Presumably this reflects the impact of adding Palin to the ticket. You have cultural identification by "real Americans," a strong evangelical turnout, and racism, though I suspect Condoleezza Rice or Colin Powell would do well here. Further South, record turnout of black voters pushed Obama's share upwards, while further North, social conservatism, broadly, is a smaller force.
This illustrates the point that the South is both "larger" and "smaller" than people think. The Deep South plantation economy was restricted to the far southern geographies where that was economically viable, while broader southern culture is shared by a larger community of Scotch-Irish that stretches into Ohio and Pennsylvania.
Politically, it doesn't seem to make a lot of sense in retrospect for Republicans to double down on this demographic. One of the post-election quotes from MN governor Pawlenty caught my attention. The original Sam's Club Republican was caught saying that his party needs to focus on attracting women, Hispanics, blacks, and young people. Well. What demographics was your party targeting to begin with?
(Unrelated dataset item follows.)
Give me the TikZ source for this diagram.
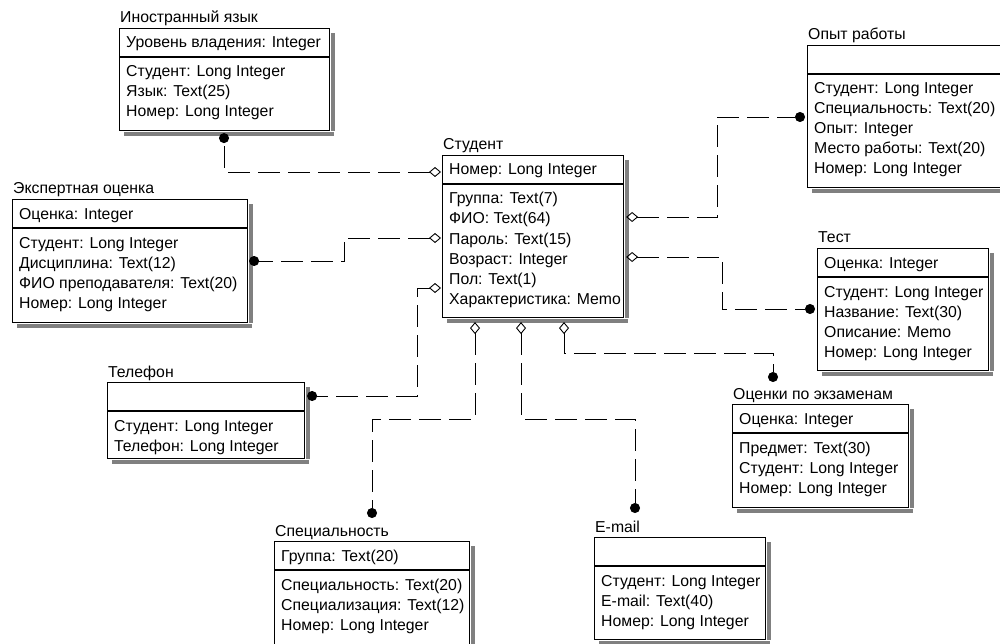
\documentclass[tikz,border=0pt]{standalone}
\usepackage{fontspec}
\setmainfont{Liberation Sans}
\usetikzlibrary{arrows.meta}

% --- one table of the schema: name, top left x/y, width, height, title, key, fields ---
\newcommand{\entbox}[8]{%
  \node[ent, minimum width=#4, minimum height=#5] (#1) at (#2,#3) {};
  \fill[boxshade] (#1.north east) ++(0.6,5) rectangle ++(4.5,#5-4.4);
  \fill[boxshade] (#1.south west) ++(5,0.6) rectangle ++(#4-0.5,4.5);
  \draw[boxline] (#2,#3+29) -- (#2+#4,#3+29);
  \node[etitle] (#1-t) at (#2+1,#3-5) {#6};
  \node[field] (#1-k) at (#2+7,#3+20) {#7};
  \foreach \f [count=\i] in {#8} {
    \node[field] (#1-\i) at (#2+7,#3+29+\i*20) {\f};
  }
}

\tikzset{
  boxline/.style={line width=1.1pt},
  boxshade/.style={fill=black!50},
  ent/.style={draw, boxline, fill=white, anchor=north west, inner sep=0pt},
  etitle/.style={anchor=base west, inner sep=0pt, font=\fontsize{15.8}{18}\selectfont},
  field/.style={anchor=base west, inner sep=0pt, font=\fontsize{15.8}{18}\selectfont},
  rel/.style={line width=0.9pt, dash pattern=on 22pt off 8pt,
    {Diamond[open,length=12pt,width=10pt]}-{Circle[length=10pt,width=10pt]}}
}

\begin{document}
\begin{tikzpicture}[x=1pt,y=-1pt]
  \useasboundingbox (0,0) rectangle (1000,644);
  \clip (0,0) rectangle (1000,644);

  % --- tables ---
  \entbox{lang}{119}{28}{210}{102}{Иностранный язык}{Уровень владения: Integer}
    {Студент: Long Integer, Язык: Text(25), Номер: Long Integer}
  \entbox{expert}{12}{199}{235}{123}{Экспертная оценка}{Оценка: Integer}
    {Студент: Long Integer, Дисциплина: Text(12), ФИО преподавателя: Text(20), Номер: Long Integer}
  \entbox{student}{442}{155}{181}{162}{Студент}{Номер: Long Integer}
    {Группа: Text(7), ФИО: Text(64), Пароль: Text(15), Возраст: Integer, Пол: Text(1), Характеристика: Memo}
  \entbox{work}{807}{45}{200}{142}{Опыт работы}{}
    {Студент: Long Integer, Специальность: Text(20), Опыт: Integer, Место работы: Text(20), Номер: Long Integer}
  \entbox{test}{817}{248}{171}{122}{Тест}{Оценка: Integer}
    {Студент: Long Integer, Название: Text(30), Описание: Memo, Номер: Long Integer}
  \entbox{exam}{732}{404}{176}{103}{Оценки по экзаменам}{Оценка: Integer}
    {Предмет: Text(30), Студент: Long Integer, Номер: Long Integer}
  \entbox{mail}{594}{537}{171}{102}{E-mail}{}
    {Студент: Long Integer, E-mail: Text(40), Номер: Long Integer}
  \entbox{spec}{274}{541}{195}{104}{Специальность}{Группа: Text(20)}
    {Специальность: Text(20), Специализация: Text(12), Номер: Long Integer}
  \entbox{phone}{107}{382}{197}{76}{Телефон}{}
    {Студент: Long Integer, Телефон: Long Integer}

  % --- link ends on Студент (diamonds) ---
  \coordinate (s-lang)  at ([xshift=-1pt,yshift=-17pt]student.north west);
  \coordinate (s-exp)   at ([xshift=-1pt,yshift=-83pt]student.north west);
  \coordinate (s-phone) at ([xshift=-1pt,yshift=-133pt]student.north west);
  \coordinate (s-work)  at ([xshift=2pt,yshift=-62pt]student.north east);
  \coordinate (s-test)  at ([xshift=2pt,yshift=-102pt]student.north east);
  \coordinate (s-spec)  at ([xshift=33pt,yshift=-4pt]student.south west);
  \coordinate (s-mail)  at ([xshift=79pt,yshift=-4pt]student.south west);
  \coordinate (s-exam)  at ([xshift=122pt,yshift=-4pt]student.south west);

  % --- link ends on the other tables (dots) ---
  \coordinate (lang-c)  at ([xshift=105pt,yshift=-2pt]lang.south west);
  \coordinate (exp-c)   at ([xshift=1pt,yshift=-62pt]expert.north east);
  \coordinate (phone-c) at ([xshift=2pt,yshift=-14pt]phone.north east);
  \coordinate (work-c)  at ([xshift=-2pt,yshift=-72pt]work.north west);
  \coordinate (test-c)  at ([xshift=-2pt,yshift=-61pt]test.north west);
  \coordinate (exam-c)  at ([xshift=41pt,yshift=22pt]exam.north west);
  \coordinate (mail-c)  at ([xshift=41pt,yshift=24pt]mail.north west);
  \coordinate (spec-c)  at ([xshift=98pt,yshift=23pt]spec.north west);

  % --- links ---
  \draw[rel] (s-lang) -| (lang-c);
  \draw[rel] (s-exp) -- ++(-97,0) |- (exp-c);
  \draw[rel] (s-phone) -- ++(-24,0) |- (phone-c);
  \draw[rel] (s-work) -- ++(91,0) |- (work-c);
  \draw[rel] (s-test) -- ++(96,0) |- (test-c);
  \draw[rel] (s-exam) -- ++(0,31) -| (exam-c);
  \draw[rel] (s-mail) -- ++(0,97) -| (mail-c);
  \draw[rel] (s-spec) -- ++(0,97) -| (spec-c);
\end{tikzpicture}
\end{document}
The young vote doesn't bode well for them, as young people these days are fairly liberal on a range of economic and social issues. Some of this will obviously fade away over time, but the social liberal bit will probably stay; roughly, every generation moves out a step more liberal than the previous one and stays there. The cost of catering to the real Americans is felt in the plummeting support Republicans see among young voters, minority voters, and the educated. Obviously, these groups are pretty large and growing, while whole communities of Rockefeller Republicans are going extinct. The electoral benefits are pretty slim, as the bordering states were Republican anyway. The Republicans faced a very bad fundamental position and were probably going to lose barring some crisis. But McCain's decision to head even further right after winning the Republican nomination, target this crowd through a VP pick, and then run a campaign centered on inconsequential right-wing dogma points and attack ads did little to endear him to the broad swaths of American independents who swing randomly from party to party, and for whom McCain is actually fairly popular. It's enough to make you nostalgic for some Rovian tactics. At least he realized that you need more than half of the population to win, even if hubris over statistically dubious "political realignments" did them in.